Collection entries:

— start —

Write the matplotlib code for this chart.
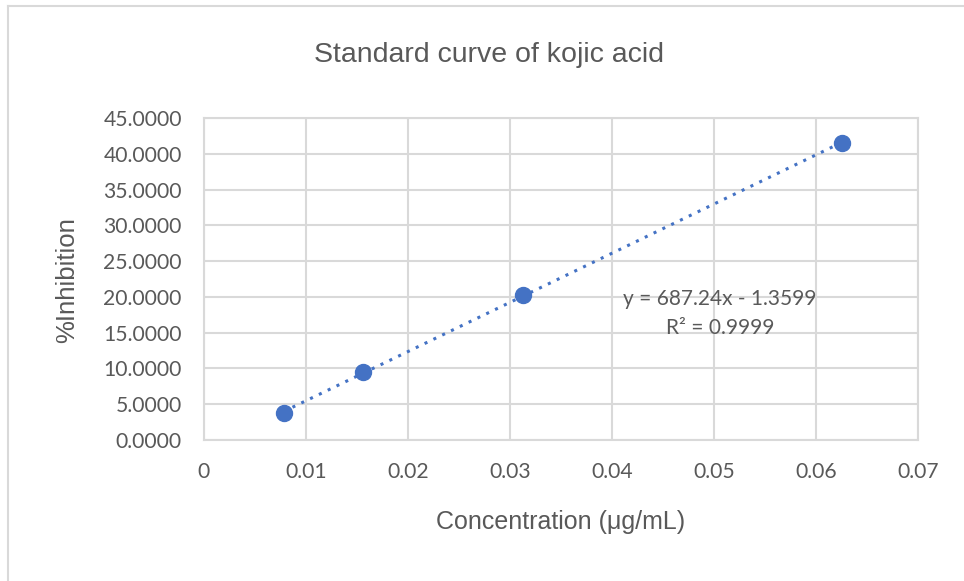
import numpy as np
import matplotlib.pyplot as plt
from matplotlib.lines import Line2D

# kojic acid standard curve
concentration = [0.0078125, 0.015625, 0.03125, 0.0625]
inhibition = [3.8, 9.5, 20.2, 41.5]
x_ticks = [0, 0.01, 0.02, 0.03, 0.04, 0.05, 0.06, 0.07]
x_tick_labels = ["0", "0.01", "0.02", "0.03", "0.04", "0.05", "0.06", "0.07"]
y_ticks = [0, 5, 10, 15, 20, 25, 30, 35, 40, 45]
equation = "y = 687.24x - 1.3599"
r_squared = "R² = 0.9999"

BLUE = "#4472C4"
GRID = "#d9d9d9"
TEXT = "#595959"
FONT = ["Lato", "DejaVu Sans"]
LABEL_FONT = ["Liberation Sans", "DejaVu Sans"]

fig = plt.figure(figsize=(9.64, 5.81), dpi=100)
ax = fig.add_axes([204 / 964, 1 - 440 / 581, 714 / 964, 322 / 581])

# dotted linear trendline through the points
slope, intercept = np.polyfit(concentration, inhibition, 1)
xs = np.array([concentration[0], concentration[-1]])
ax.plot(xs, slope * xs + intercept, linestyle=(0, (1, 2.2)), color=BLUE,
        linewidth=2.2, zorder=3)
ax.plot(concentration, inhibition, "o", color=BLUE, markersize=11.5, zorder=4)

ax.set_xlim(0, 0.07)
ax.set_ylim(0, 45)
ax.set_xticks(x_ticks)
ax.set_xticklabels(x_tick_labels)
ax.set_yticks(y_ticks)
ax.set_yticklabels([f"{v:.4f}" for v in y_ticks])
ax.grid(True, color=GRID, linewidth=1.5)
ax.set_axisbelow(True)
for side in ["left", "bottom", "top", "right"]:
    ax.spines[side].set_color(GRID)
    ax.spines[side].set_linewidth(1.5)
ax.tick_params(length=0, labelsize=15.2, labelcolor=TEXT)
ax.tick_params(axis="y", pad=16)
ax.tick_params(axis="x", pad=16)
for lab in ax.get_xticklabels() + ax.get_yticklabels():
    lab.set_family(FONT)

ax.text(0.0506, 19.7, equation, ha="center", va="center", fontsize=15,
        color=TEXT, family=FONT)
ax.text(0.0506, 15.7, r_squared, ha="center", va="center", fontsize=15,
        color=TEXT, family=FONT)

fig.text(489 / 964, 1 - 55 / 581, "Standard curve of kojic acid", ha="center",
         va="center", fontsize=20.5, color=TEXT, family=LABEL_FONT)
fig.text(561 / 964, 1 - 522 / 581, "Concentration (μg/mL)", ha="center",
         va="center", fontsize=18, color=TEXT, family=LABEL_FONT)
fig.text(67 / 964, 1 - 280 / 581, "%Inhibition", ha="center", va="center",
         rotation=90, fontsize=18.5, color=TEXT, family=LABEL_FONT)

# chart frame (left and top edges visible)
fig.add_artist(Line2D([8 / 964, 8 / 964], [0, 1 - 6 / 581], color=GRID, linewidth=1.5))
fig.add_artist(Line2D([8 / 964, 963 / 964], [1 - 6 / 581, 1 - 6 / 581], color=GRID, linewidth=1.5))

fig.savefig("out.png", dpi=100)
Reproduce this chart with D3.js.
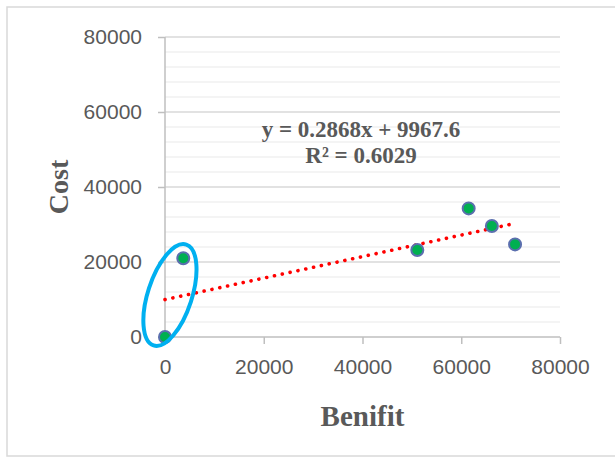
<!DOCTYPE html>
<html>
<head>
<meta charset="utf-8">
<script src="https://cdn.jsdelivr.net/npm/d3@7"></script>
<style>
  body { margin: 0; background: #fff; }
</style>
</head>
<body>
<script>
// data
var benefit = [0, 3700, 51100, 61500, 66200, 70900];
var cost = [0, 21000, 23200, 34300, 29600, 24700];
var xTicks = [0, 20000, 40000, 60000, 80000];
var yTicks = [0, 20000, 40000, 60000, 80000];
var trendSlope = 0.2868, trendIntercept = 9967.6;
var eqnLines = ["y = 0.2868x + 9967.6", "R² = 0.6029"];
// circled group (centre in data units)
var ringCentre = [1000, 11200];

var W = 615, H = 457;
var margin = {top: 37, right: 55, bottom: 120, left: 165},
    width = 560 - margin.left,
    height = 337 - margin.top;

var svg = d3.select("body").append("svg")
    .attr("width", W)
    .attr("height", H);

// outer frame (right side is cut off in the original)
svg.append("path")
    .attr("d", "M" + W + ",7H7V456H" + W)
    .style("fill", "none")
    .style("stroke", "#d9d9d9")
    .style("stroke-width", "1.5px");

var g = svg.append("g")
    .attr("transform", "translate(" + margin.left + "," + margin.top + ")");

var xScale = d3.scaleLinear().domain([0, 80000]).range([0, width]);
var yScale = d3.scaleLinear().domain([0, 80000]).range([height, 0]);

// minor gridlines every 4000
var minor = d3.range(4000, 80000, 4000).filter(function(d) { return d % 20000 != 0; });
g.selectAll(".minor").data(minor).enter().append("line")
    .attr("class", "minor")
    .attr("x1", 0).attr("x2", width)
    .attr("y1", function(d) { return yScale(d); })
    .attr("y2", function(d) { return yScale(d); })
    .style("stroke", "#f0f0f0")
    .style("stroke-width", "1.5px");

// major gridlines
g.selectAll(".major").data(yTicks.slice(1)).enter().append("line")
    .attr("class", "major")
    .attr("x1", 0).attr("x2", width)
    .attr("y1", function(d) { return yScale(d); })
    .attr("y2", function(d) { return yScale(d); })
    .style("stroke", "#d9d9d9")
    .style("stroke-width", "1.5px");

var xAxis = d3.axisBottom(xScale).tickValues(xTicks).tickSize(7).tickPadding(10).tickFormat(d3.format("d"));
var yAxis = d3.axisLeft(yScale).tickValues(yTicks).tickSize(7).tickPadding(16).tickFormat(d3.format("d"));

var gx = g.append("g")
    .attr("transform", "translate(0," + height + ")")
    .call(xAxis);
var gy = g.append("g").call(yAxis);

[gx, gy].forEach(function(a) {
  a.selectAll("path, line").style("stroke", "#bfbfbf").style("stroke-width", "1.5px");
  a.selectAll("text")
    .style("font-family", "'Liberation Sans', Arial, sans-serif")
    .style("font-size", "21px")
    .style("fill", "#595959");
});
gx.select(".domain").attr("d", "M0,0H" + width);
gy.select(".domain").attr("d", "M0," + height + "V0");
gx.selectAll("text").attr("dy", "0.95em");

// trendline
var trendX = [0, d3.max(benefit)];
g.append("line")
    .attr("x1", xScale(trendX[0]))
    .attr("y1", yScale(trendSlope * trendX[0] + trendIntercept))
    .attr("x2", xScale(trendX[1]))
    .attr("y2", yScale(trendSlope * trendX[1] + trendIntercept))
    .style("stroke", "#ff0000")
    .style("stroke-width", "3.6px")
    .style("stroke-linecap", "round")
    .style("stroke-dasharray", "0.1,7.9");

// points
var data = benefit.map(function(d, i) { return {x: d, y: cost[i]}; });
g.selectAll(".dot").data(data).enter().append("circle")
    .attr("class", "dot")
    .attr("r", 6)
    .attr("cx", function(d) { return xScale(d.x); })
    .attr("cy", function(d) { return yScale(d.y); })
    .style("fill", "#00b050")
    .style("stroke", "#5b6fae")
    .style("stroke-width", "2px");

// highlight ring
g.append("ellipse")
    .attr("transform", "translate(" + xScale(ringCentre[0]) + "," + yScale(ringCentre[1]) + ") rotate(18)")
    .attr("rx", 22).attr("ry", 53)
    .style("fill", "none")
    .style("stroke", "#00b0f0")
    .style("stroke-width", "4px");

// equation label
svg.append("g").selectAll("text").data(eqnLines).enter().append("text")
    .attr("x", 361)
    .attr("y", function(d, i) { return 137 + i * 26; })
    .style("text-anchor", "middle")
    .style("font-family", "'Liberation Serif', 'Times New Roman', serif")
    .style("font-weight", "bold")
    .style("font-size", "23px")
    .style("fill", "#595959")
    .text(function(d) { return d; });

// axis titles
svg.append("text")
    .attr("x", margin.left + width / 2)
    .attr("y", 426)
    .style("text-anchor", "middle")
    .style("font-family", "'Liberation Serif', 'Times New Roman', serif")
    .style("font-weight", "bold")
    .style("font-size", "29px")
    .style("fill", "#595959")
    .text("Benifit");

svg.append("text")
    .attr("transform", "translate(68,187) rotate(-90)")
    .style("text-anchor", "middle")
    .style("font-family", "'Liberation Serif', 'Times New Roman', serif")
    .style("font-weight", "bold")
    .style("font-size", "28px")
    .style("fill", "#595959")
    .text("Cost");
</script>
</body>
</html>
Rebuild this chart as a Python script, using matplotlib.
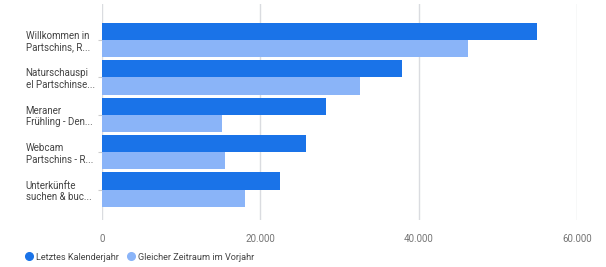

— end —

Set task >> Copy, from the material, each line that holds the string "script".

Output of the exercise >>
<script src="https://cdn.jsdelivr.net/npm/d3@7"></script>
<script>
</script>
Rebuild this chart as a Python script, using matplotlib.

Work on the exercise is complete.